Robert McNeel & Associates are in decline

The hair in the soup – (that’s what I wrote a few posts further above) is that there’s no limit surface based
SubD modeling approach yet, which actually provides production grade geometry. Until now I see no added
value over utilizing any SubD-package and converting a carefully shaped mesh cage to Nurbs.

What – just as a game of thought – if one used the less stony path first?
With a mesh-based solution, one should have something pretty cool running after a year or so and likely also greatly better support for 3rd party created SubD meshes. One could convert all this stuff (native and imported) to Nurbs and would end up with the geometry quality one may achieve with popular SubD plugins for Rhino. Autodesk just announced EOL for Tsplines in Rhino…

McNeel could use more personnel resources for providing a truly convincing workflow, e.g. with a more feature rich Gumball, editing in symmetry, possibly the introduction of local coordinate-systems – all stuff which is crucial for SubD editing in general.
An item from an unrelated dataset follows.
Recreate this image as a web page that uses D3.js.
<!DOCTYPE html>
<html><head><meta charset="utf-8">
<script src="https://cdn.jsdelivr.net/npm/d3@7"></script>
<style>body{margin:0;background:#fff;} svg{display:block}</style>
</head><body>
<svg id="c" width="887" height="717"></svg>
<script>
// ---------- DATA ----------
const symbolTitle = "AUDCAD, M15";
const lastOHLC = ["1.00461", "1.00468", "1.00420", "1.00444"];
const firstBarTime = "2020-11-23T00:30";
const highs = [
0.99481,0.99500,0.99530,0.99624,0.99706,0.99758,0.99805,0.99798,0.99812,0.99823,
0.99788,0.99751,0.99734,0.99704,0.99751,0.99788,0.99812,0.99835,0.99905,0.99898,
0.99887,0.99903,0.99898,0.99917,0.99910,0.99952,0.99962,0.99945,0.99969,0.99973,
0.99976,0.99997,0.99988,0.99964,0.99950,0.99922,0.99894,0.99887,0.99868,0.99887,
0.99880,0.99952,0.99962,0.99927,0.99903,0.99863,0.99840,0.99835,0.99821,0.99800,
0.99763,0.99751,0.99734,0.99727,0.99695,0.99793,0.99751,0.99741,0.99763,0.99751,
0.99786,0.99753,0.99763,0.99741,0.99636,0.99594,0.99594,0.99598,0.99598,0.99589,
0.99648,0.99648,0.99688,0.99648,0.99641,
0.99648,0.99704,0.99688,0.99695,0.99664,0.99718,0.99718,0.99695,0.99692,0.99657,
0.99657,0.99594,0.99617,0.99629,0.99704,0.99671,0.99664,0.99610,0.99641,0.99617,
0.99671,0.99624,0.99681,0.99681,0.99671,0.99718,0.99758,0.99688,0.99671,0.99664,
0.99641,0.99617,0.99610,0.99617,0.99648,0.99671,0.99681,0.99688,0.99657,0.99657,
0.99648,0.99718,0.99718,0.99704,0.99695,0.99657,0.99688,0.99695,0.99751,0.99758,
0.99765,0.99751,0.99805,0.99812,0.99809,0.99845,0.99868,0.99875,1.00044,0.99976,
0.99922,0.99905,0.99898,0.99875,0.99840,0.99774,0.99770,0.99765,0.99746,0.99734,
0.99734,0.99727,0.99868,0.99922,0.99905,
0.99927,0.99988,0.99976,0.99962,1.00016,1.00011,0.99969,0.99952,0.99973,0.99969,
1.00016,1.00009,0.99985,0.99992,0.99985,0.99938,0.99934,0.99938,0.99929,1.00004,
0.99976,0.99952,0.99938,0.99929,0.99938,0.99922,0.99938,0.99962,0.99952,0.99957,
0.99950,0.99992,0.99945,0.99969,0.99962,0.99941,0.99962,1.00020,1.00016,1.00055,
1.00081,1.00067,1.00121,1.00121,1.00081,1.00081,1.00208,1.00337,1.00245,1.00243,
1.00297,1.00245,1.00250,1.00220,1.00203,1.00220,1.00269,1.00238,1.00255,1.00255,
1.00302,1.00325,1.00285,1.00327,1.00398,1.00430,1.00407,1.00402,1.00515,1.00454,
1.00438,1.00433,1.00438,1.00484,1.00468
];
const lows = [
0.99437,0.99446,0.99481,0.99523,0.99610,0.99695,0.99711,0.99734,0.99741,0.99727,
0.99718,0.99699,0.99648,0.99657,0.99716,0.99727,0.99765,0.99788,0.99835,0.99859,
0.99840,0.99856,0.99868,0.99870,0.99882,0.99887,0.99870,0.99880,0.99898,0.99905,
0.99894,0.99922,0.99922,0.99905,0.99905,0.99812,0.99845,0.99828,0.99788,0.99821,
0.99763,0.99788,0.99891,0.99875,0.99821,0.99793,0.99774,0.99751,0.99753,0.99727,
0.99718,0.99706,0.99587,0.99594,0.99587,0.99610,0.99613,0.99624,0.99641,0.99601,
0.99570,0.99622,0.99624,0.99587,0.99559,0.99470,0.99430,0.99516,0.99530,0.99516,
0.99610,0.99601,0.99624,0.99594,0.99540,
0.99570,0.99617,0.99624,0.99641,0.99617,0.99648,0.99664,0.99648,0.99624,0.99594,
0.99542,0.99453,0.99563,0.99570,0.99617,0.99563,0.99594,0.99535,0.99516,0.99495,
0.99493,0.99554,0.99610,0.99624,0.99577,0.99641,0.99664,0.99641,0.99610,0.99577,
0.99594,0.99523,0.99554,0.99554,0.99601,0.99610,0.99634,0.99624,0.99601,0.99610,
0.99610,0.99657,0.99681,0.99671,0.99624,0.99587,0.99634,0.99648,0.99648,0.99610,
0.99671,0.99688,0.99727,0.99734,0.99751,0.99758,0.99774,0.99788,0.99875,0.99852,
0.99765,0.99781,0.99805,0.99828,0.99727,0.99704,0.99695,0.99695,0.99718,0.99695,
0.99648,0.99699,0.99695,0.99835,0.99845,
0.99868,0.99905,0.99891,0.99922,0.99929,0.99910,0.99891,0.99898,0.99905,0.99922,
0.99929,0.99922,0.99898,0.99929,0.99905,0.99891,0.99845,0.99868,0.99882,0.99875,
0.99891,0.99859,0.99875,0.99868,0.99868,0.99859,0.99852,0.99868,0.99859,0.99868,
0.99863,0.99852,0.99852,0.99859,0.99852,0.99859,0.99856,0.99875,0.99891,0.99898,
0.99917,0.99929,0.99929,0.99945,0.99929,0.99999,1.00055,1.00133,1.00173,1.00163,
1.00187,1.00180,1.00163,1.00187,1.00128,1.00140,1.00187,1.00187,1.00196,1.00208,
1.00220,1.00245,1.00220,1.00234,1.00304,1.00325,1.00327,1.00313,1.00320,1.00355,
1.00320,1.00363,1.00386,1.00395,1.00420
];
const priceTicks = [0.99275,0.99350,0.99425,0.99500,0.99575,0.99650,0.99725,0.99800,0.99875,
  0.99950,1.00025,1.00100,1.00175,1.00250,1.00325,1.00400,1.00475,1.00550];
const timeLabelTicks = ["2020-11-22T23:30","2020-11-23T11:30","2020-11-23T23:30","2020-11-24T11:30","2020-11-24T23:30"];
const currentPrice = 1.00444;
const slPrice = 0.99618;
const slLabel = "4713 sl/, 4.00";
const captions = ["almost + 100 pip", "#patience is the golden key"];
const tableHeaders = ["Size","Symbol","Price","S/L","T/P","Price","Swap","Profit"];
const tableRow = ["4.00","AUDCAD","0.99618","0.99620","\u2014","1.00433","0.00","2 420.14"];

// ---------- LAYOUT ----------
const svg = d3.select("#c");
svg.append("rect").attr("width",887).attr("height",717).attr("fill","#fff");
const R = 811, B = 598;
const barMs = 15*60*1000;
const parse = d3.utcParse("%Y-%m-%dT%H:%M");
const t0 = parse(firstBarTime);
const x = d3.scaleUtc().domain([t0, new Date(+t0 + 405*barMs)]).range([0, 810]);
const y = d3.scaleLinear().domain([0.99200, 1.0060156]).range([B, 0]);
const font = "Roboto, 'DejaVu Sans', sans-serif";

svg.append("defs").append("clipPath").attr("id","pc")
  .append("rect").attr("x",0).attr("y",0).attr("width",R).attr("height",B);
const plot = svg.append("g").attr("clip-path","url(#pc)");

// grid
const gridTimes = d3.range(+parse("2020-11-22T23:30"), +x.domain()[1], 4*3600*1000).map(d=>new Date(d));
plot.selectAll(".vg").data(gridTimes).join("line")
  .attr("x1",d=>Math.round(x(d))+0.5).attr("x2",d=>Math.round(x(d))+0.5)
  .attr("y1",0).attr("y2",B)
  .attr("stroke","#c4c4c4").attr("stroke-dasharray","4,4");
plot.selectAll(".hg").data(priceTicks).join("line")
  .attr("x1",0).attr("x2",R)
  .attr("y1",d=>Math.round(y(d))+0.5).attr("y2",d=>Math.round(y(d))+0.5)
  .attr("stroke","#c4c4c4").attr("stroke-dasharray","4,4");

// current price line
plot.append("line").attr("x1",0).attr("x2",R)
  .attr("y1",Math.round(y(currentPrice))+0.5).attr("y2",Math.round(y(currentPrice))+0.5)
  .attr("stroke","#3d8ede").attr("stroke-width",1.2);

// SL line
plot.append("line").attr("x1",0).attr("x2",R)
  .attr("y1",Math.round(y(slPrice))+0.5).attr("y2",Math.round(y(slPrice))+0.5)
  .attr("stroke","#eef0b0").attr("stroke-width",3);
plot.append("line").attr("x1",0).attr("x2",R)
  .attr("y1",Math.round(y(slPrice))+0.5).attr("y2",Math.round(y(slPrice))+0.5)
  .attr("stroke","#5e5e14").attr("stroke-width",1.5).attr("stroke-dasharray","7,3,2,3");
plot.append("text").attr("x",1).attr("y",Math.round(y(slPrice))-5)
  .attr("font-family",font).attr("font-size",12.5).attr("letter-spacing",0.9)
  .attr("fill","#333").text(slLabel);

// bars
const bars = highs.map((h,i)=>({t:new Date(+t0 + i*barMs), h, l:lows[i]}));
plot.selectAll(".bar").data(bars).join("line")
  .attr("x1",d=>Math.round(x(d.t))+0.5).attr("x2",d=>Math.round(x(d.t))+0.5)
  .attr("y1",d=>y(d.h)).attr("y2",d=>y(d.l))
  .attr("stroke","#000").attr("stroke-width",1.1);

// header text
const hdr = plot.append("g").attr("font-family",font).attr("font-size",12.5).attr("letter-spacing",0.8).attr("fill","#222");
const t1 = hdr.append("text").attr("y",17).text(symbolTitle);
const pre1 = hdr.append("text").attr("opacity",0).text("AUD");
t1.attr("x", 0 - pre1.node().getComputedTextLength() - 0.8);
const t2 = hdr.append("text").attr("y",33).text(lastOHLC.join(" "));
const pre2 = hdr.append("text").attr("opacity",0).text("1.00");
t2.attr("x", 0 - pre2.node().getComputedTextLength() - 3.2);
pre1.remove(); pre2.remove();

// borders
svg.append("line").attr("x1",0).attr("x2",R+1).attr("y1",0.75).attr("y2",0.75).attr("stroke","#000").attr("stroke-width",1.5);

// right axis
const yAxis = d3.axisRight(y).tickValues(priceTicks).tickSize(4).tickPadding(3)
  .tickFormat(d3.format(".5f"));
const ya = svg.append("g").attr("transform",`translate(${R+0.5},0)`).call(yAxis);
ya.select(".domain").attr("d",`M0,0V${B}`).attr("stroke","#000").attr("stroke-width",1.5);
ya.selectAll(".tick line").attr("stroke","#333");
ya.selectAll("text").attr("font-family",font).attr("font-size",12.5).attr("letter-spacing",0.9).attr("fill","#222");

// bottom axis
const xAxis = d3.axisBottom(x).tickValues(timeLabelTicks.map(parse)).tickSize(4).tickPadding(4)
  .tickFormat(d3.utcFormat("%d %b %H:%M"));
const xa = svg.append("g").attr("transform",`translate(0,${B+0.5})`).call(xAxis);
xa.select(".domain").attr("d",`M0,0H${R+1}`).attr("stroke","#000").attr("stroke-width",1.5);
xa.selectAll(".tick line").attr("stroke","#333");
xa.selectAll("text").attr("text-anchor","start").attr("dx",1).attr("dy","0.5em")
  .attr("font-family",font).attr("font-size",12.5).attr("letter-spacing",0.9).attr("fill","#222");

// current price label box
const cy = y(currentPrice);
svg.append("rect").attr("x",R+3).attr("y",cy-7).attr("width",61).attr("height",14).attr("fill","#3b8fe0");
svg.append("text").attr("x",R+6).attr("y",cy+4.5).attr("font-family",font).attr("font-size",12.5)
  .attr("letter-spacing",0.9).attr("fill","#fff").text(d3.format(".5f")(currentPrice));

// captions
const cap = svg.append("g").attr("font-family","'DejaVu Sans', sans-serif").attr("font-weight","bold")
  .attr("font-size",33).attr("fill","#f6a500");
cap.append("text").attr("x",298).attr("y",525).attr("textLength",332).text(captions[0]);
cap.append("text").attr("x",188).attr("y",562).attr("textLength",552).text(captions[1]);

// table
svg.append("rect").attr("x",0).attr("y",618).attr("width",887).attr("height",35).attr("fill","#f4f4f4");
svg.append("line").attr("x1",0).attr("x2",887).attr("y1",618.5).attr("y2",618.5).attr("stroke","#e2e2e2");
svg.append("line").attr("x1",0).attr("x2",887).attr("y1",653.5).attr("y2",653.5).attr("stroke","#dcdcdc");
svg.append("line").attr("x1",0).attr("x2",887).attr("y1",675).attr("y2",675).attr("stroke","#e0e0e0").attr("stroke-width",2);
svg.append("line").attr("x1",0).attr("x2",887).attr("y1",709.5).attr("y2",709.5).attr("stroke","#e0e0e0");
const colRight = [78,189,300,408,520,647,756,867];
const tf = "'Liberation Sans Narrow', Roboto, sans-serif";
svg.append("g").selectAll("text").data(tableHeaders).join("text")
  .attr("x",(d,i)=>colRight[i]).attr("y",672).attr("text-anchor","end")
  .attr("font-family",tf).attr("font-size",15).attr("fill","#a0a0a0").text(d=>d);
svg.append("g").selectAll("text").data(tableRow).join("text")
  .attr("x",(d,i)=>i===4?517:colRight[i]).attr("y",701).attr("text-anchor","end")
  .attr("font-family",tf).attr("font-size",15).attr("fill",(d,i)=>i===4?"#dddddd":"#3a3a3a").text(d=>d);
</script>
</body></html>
Users could slowly get their feet wet with a new modeling paradigm, had fun and got usable output.
The big brains at McNeel – as time allows and silently in the background – would crack some real tough problems having to do with Topology and Trimming and such. When done with all that one could swap the whole system to Limit Surface based. Any user who previously tried the mesh-based solution was well prepared – workflow and strategies remain the same.